One reads in the Italian press that the Florentine indignados who are based at the EUI call themselves collettivo prezzemolo , roughly "parsley movement", to emphasise their capacity to spread out, information I guess (the reason for using the word parsley is perhaps due to an Italian idiomatic expression that associates one's skill to establish several connections with the wide use of parsley in food recipes). Would these guys not be better off by instead sharpening their:
- arguments, thus avoiding to mix up democracy with the set of unpopular policies to face a financial crisis and little competent national governments in a number of EU countries, that may lead to a currency crisis and to the end of the Euro and of the EU?

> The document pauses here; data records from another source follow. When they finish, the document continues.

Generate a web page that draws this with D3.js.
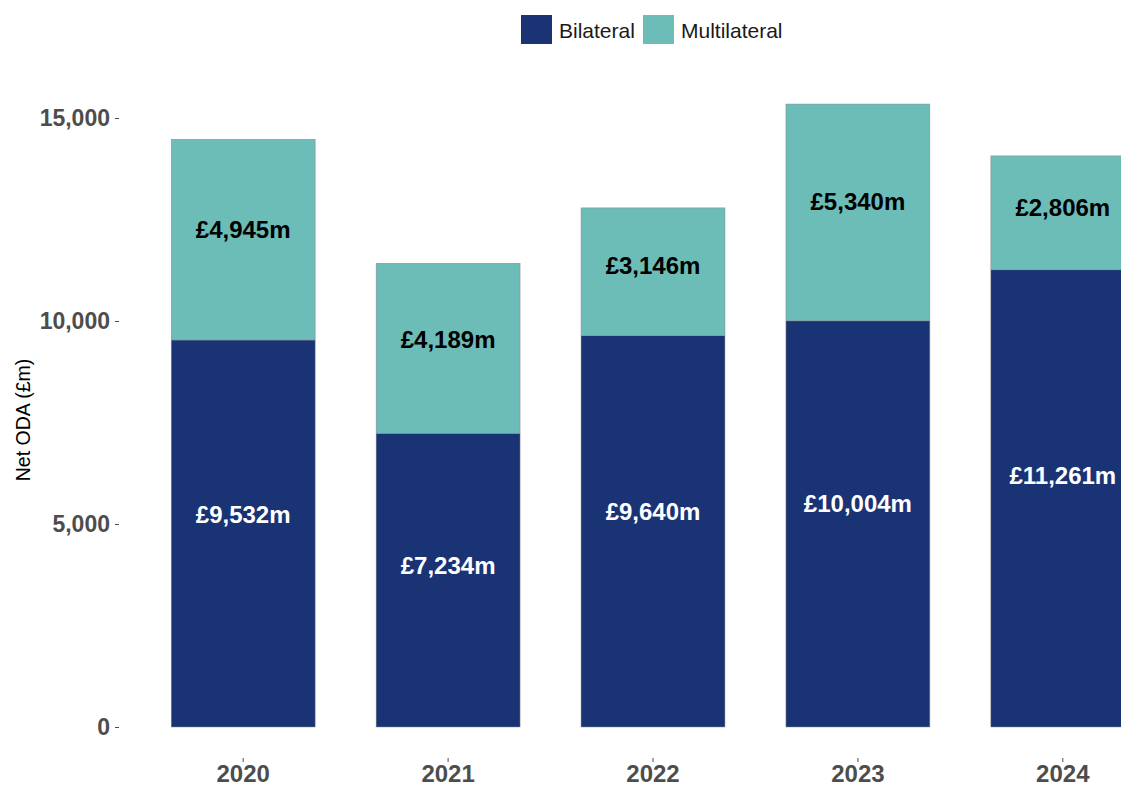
<!DOCTYPE html>
<html>
<head>
<meta charset="utf-8">
<script src="https://cdn.jsdelivr.net/npm/d3@7"></script>
<style>
  body { margin: 0; background: #fff; }
  svg { display: block; }
</style>
</head>
<body>
<div id="chart-container"></div>
<script>
var years = ["2020", "2021", "2022", "2023", "2024"];
var bilateral = [9532, 7234, 9640, 10004, 11261];
var multilateral = [4945, 4189, 3146, 5340, 2806];
var series_names = ["Bilateral", "Multilateral"];
var y_ticks = [0, 5000, 10000, 15000];

var svg_width = 1121;
var svg_height = 786;
var font = "'Liberation Sans', Arial, sans-serif";
var colors = { Bilateral: "#1a3374", Multilateral: "#6cbcb8" };

var svg = d3.select("#chart-container")
	.append("svg")
	.attr("width", svg_width)
	.attr("height", svg_height);

var x = d3.scaleBand()
	.domain(years)
	.range([120, 1186])
	.paddingInner(0.2976)
	.paddingOuter(0.25);

var y = d3.scaleLinear()
	.domain([0, 15000])
	.range([727, 118]);

var rows = years.map(function(yr, i) {
	return { year: yr, Bilateral: bilateral[i], Multilateral: multilateral[i] };
});
var stacked = d3.stack().keys(series_names)(rows);

// bars
var layers = svg.selectAll(".layer")
	.data(stacked)
	.enter().append("g")
	.attr("class", "layer")
	.attr("fill", function(d) { return colors[d.key]; });

layers.selectAll("rect")
	.data(function(d) { return d; })
	.enter().append("rect")
	.attr("x", function(d) { return x(d.data.year); })
	.attr("y", function(d) { return y(d[1]); })
	.attr("width", x.bandwidth())
	.attr("height", function(d) { return y(d[0]) - y(d[1]); })
	.attr("stroke", "#8a8a8a")
	.attr("stroke-width", 0.5);

// value labels
layers.selectAll("text")
	.data(function(d) { return d.map(function(p) { return { p: p, key: d.key }; }); })
	.enter().append("text")
	.attr("x", function(d) { return x(d.p.data.year) + x.bandwidth() / 2; })
	.attr("y", function(d) { return y(d.p[0] + (d.p[1] - d.p[0]) * 0.55); })
	.attr("dy", "0.36em")
	.attr("text-anchor", "middle")
	.style("font-family", font)
	.style("font-weight", "bold")
	.style("font-size", "24px")
	.attr("fill", function(d) { return d.key === "Bilateral" ? "#ffffff" : "#000000"; })
	.text(function(d) { return "£" + d3.format(",")(d.p[1] - d.p[0]) + "m"; });

// y axis
var yAxis = svg.append("g")
	.attr("transform", "translate(119,0)")
	.call(d3.axisLeft(y).tickValues(y_ticks).tickFormat(d3.format(",")).tickSize(4).tickPadding(5));
yAxis.select(".domain").remove();
yAxis.selectAll(".tick line").attr("stroke", "#4d4d4d");
yAxis.selectAll(".tick text")
	.attr("fill", "#4d4d4d")
	.style("font-family", font)
	.style("font-weight", "bold")
	.style("font-size", "23px");

// x axis
var xAxis = svg.append("g")
	.attr("transform", "translate(0,758)")
	.call(d3.axisBottom(x).tickSize(4).tickPadding(3));
xAxis.select(".domain").remove();
xAxis.selectAll(".tick line").attr("stroke", "#4d4d4d");
xAxis.selectAll(".tick text")
	.attr("fill", "#4d4d4d")
	.style("font-family", font)
	.style("font-weight", "bold")
	.style("font-size", "24px");

// y axis title
svg.append("text")
	.attr("transform", "translate(30,420) rotate(-90)")
	.attr("text-anchor", "middle")
	.style("font-family", font)
	.style("font-size", "19.5px")
	.attr("fill", "#000")
	.text("Net ODA (£m)");

// legend
var legend_x = [521, 643];
var legend = svg.selectAll(".legend")
	.data(series_names)
	.enter().append("g")
	.attr("class", "legend")
	.attr("transform", function(d, i) { return "translate(" + legend_x[i] + ",15)"; });

legend.append("rect")
	.attr("width", 31)
	.attr("height", 29)
	.attr("fill", function(d) { return colors[d]; });

legend.append("text")
	.attr("x", 38)
	.attr("y", 15)
	.attr("dy", "0.36em")
	.style("font-family", font)
	.style("font-size", "21px")
	.attr("fill", "#1a1a1a")
	.text(function(d) { return d; });
</script>
</body>
</html>
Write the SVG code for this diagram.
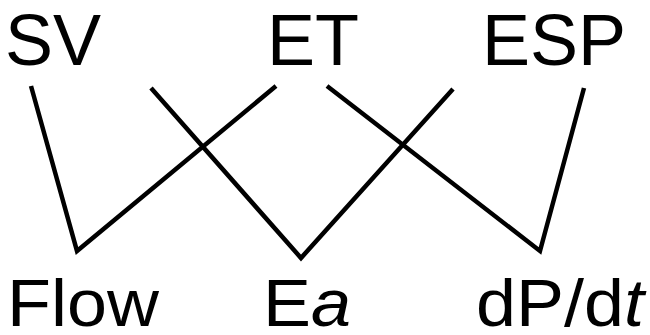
<svg xmlns="http://www.w3.org/2000/svg" width="650" height="335" viewBox="0 0 650 335">
<style>
.lbl{font-family:"Liberation Sans",Arial,Helvetica,sans-serif;font-size:72px;fill:#000}
.lbl2{font-family:"Liberation Sans",Arial,Helvetica,sans-serif;font-size:66px;fill:#000}
.it{font-style:italic}
.ln{fill:none;stroke:#000;stroke-width:4.5;stroke-linejoin:miter;stroke-miterlimit:10}
</style>
<rect width="650" height="335" fill="#fff"/>
<g id="connectors">
<polyline class="ln" points="31,86 77,251 276,86"/>
<polyline class="ln" points="151,88 301,258 453,89"/>
<polyline class="ln" points="327,86 540,251 584,88"/>
</g>
<g id="node-SV"><text class="lbl" x="5" y="65">SV</text></g>
<g id="node-ET"><text class="lbl" x="267" y="65">ET</text></g>
<g id="node-ESP"><text class="lbl" x="482" y="65">ESP</text></g>
<g id="node-Flow"><text class="lbl2" transform="translate(7,326) scale(1.09,1)">Flow</text></g>
<g id="node-Ea"><text class="lbl2" transform="translate(263,326) scale(1.09,1)">E<tspan class="it">a</tspan></text></g>
<g id="node-dPdt"><text class="lbl2" transform="translate(476,326) scale(1.09,1)">dP/d<tspan class="it">t</tspan></text></g>
</svg>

- target, as the head of the European Council is hard to picture as the representative of an envil lobby?

Additional examples of the need for more clarity of thinking by the Florentine indignados are in a long long list of the ills of Europe in their blog, e.g. "Forgive the debt!", "This is not a clash of generations – defend pension rights!" or "The revolution will not be privatized!". Are these causes, consequences or something else? However, this is little surprising as elected politicians both right and left of centre in several EU countries genrally tend not to offer examples of clear-cut thinking, e.g. in the fight vs liberal evil in Italian left of centre parties and in the uneventful pre-election debate in Spain.

If parsley it is, let it season solid policy-relevant arguments, rather than ideologies that are hard to defend with logic and empirical evidence. Another way to put this: is Quijote facing monsters or windmills?